Quand la passion de la vitesse se transforme en danger public

Une scène devenue habituelle
À la tombée de la nuit, les attroupements commencent. Près de la Promenade, des dizaines de jeunes se rassemblent, moteurs vrombissants, attendant le signal du départ. En face, vers le rond-point de l’ancienne piste menant à la gare routière, des curieux s’installent pour assister au spectacle. Les motos s’élancent, klaxons et cris d’encouragement retentissent, et la chaussée devient un champ de manœuvres où les risques d’accident sont constants.
« On dirait un championnat de vitesse. Mais ici, il n’y a ni règles ni sécurité », déplore un chauffeur de taxi-clando qui emprunte chaque soir le tronçon. « Ils déboulent à toute allure, zigzaguent entre les voitures et les piétons.
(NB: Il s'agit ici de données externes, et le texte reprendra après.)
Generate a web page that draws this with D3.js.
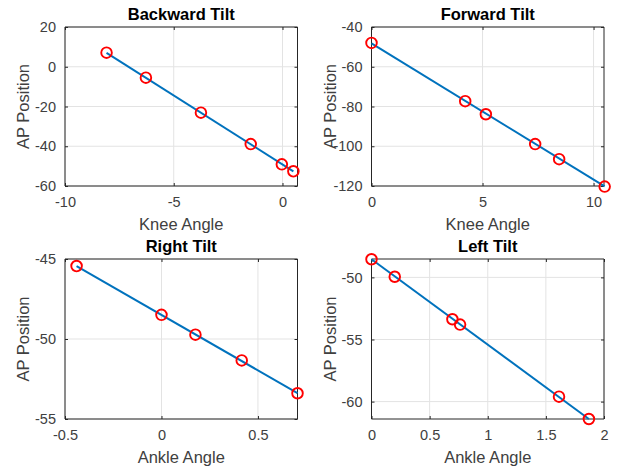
<!DOCTYPE html>
<html>
<head>
<meta charset="utf-8">
<script src="https://cdn.jsdelivr.net/npm/d3@7"></script>
<style>
  html, body { margin: 0; padding: 0; background: #fff; }
  svg { display: block; }
  text { font-family: "Liberation Sans", Arial, Helvetica, sans-serif; }
</style>
</head>
<body>
<svg id="chart" width="618" height="466"></svg>
<script>
// ---- Data ----
const titles = ["Backward Tilt", "Forward Tilt", "Right Tilt", "Left Tilt"];
const xLabels = ["Knee Angle", "Knee Angle", "Ankle Angle", "Ankle Angle"];
const yLabel = "AP Position";

const backwardX = [-8.09, -6.28, -3.75, -1.46, -0.03, 0.5];
const backwardY = [7.1, -5.5, -23.1, -38.9, -49.1, -52.6];
const backwardFitX = [-8.09, 0.5];
const backwardFitY = [7.0, -52.6];

const forwardX = [0, 4.22, 5.15, 7.37, 8.45, 10.5];
const forwardY = [-48.0, -77.3, -83.9, -98.9, -106.5, -120.3];
const forwardFitX = [0, 10.5];
const forwardFitY = [-48.2, -120.2];

const rightX = [-0.44, 0, 0.176, 0.416, 0.705];
const rightY = [-45.44, -48.49, -49.73, -51.34, -53.39];
const rightFitX = [-0.44, 0.705];
const rightFitY = [-45.45, -53.38];

const leftX = [0, 0.2, 0.696, 0.762, 1.613, 1.87];
const leftY = [-48.54, -49.95, -53.37, -53.80, -59.6, -61.4];
const leftFitX = [0, 1.87];
const leftFitY = [-48.54, -61.4];

// axis limits and ticks
const xDomains = [[-10, 0.69], [0, 10.47], [-0.5, 0.705], [0, 2]];
const yDomains = [[-60, 20], [-120, -40], [-55, -45], [-61.4, -48.52]];
const xTicks = [[-10, -5, 0], [0, 5, 10], [-0.5, 0, 0.5], [0, 0.5, 1, 1.5, 2]];
const yTicks = [[-60, -40, -20, 0, 20], [-120, -100, -80, -60, -40], [-55, -50, -45], [-60, -55, -50]];

const pointsX = [backwardX, forwardX, rightX, leftX];
const pointsY = [backwardY, forwardY, rightY, leftY];
const fitsX = [backwardFitX, forwardFitX, rightFitX, leftFitX];
const fitsY = [backwardFitY, forwardFitY, rightFitY, leftFitY];

// ---- Layout ----
const boxes = [
  {x0: 65, x1: 297.5, y0: 27, y1: 186},
  {x0: 371.5, x1: 604, y0: 27, y1: 186},
  {x0: 65, x1: 297.5, y0: 259, y1: 419},
  {x0: 371.5, x1: 604, y0: 259, y1: 419}
];

const svg = d3.select("#chart");
const axisColor = "#262626";
const tickTextColor = "#404040";
const gridColor = "#e3e3e3";
const lineColor = "#0072BD";

boxes.forEach((b, i) => {
  const x = d3.scaleLinear().domain(xDomains[i]).range([b.x0, b.x1]);
  const y = d3.scaleLinear().domain(yDomains[i]).range([b.y1, b.y0]);
  const g = svg.append("g");

  // grid
  g.selectAll(".gx").data(xTicks[i]).enter().append("line")
    .attr("x1", d => x(d)).attr("x2", d => x(d))
    .attr("y1", b.y0).attr("y2", b.y1)
    .attr("stroke", gridColor).attr("stroke-width", 1);
  g.selectAll(".gy").data(yTicks[i]).enter().append("line")
    .attr("x1", b.x0).attr("x2", b.x1)
    .attr("y1", d => y(d)).attr("y2", d => y(d))
    .attr("stroke", gridColor).attr("stroke-width", 1);

  // axes (ticks inward)
  const fmt = d3.format("");
  const tl = 3;
  const bottom = g.append("g").attr("transform", `translate(0,${b.y1})`)
    .call(d3.axisBottom(x).tickValues(xTicks[i]).tickSize(-tl).tickPadding(11).tickFormat(d => fmt(d).replace("−", "-")));
  const top = g.append("g").attr("transform", `translate(0,${b.y0})`)
    .call(d3.axisTop(x).tickValues(xTicks[i]).tickSize(-tl).tickFormat(""));
  const left = g.append("g").attr("transform", `translate(${b.x0},0)`)
    .call(d3.axisLeft(y).tickValues(yTicks[i]).tickSize(-tl).tickPadding(9).tickFormat(d => fmt(d).replace("−", "-")));
  const right = g.append("g").attr("transform", `translate(${b.x1},0)`)
    .call(d3.axisRight(y).tickValues(yTicks[i]).tickSize(-tl).tickFormat(""));
  [bottom, top, left, right].forEach(a => {
    a.attr("font-size", null).attr("font-family", null);
    a.select(".domain").attr("stroke", axisColor).attr("stroke-width", 1);
    a.selectAll(".tick line").attr("stroke", axisColor);
    a.selectAll("text").attr("fill", tickTextColor).style("font-size", "14.5px")
      .style("font-family", "'Liberation Sans', Arial, sans-serif");
  });
  bottom.selectAll(".domain").attr("d", `M${b.x0},0H${b.x1}`);
  top.selectAll(".domain").attr("d", `M${b.x0},0H${b.x1}`);
  left.selectAll(".domain").attr("d", `M0,${b.y1}V${b.y0}`);
  right.selectAll(".domain").attr("d", `M0,${b.y1}V${b.y0}`);

  // fit line
  const fitData = fitsX[i].map((v, k) => [v, fitsY[i][k]]);
  g.append("path").datum(fitData)
    .attr("d", d3.line().x(d => x(d[0])).y(d => y(d[1])))
    .attr("fill", "none").attr("stroke", lineColor).attr("stroke-width", 2);

  // markers
  const pts = pointsX[i].map((v, k) => [v, pointsY[i][k]]);
  g.selectAll(".pt").data(pts).enter().append("circle")
    .attr("cx", d => x(d[0])).attr("cy", d => y(d[1])).attr("r", 5.3)
    .attr("fill", "none").attr("stroke", "#ff0000").attr("stroke-width", 1.9);

  // title
  g.append("text").attr("x", (b.x0 + b.x1) / 2).attr("y", b.y0 - 7)
    .attr("text-anchor", "middle").attr("font-weight", "bold")
    .attr("font-size", "16.5px").attr("fill", "#000").text(titles[i]);

  // x label
  g.append("text").attr("x", (b.x0 + b.x1) / 2).attr("y", b.y1 + 44)
    .attr("text-anchor", "middle").attr("font-size", "16.5px")
    .attr("fill", tickTextColor).text(xLabels[i]);

  // y label
  const ly = (b.y0 + b.y1) / 2;
  const lx = b.x0 - 36;
  g.append("text").attr("transform", `translate(${lx},${ly}) rotate(-90)`)
    .attr("text-anchor", "middle").attr("font-size", "16.5px")
    .attr("fill", tickTextColor).text(yLabel);
});
</script>
</body>
</html>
On vit dans la peur permanente d’un drame. »
Les riverains à bout
Pour les commerçants et habitants installés le long de la route, la situation est devenue insoutenable. Le vacarme des moteurs trafiqués trouble la quiétude des familles, mais le plus inquiétant reste le danger physique. « Un enfant a failli être renversé la semaine dernière en traversant pour acheter du pain », raconte un vendeur de fruits. « Ce n’est plus supportable. »
À la gare routière, les chauffeurs de cars Ndiaga Ndiaye partagent la même inquiétude. « On manœuvre avec des centaines de passagers chaque jour. Imaginez un motard qui chute sous un bus… Ce serait une catastrophe. »
Les premiers drames
Si aucune tragédie majeure n’a encore été recensée, plusieurs chutes spectaculaires ont déjà été signalées. Certaines ont nécessité une évacuation d’urgence à l’hôpital régional de Thiès. « Ces jeunes risquent leur vie pour un instant de gloire, et c’est la société qui en paie les conséquences », regrette un agent de santé.
Une réponse encore timide
Alertée, la police a multiplié les patrouilles ponctuelles. Mais les rodéos continuent. « Ils connaissent les recoins de la ville. Dès qu’ils aperçoivent un véhicule de la circulation, ils s’éparpillent dans les ruelles et reprennent plus tard », confie une source sécuritaire. Des opérations de contrôle plus strictes seraient en préparation, notamment la saisie de motos non conformes.
Un problème social plus profond
Derrière ce phénomène se cache aussi une réalité sociale. Beaucoup de ces jeunes sont au chômage et voient dans ces rodéos une façon d’exister, de s’affirmer et de défier l’autorité. La culture de la moto, très répandue à Thiès, accentue cette tendance. Certains investissent leurs maigres économies dans des engins modifiés uniquement pour impressionner leurs pairs.
« C’est une recherche de reconnaissance, mais aussi un manque criant d’espaces de loisirs encadrés », analyse un sociologue basé à Thiès. « Tant qu’il n’y aura pas d’alternatives – circuits sécurisés, activités sportives organisées – ces jeunes continueront de transformer la route en arène. »
Un appel à l’action
Face à ce phénomène grandissant, les voix s’élèvent pour demander une stratégie plus ferme et durable :
-
Renforcement des contrôles routiers sur le tronçon Promenade – Gare routière.
-
Campagnes de sensibilisation ciblées sur les dangers de ces pratiques.
-
Création d’espaces sécurisés pour canaliser la passion des jeunes pour la moto.
En attendant, les usagers de cette route vitale, reliant le cœur de Thiès à l’intérieur du pays, vivent dans l’angoisse d’un accident grave. Chaque soir, le même scénario se répète : moteurs rugissants, cris de foule, et une course contre la mort qui ne dit pas son nom.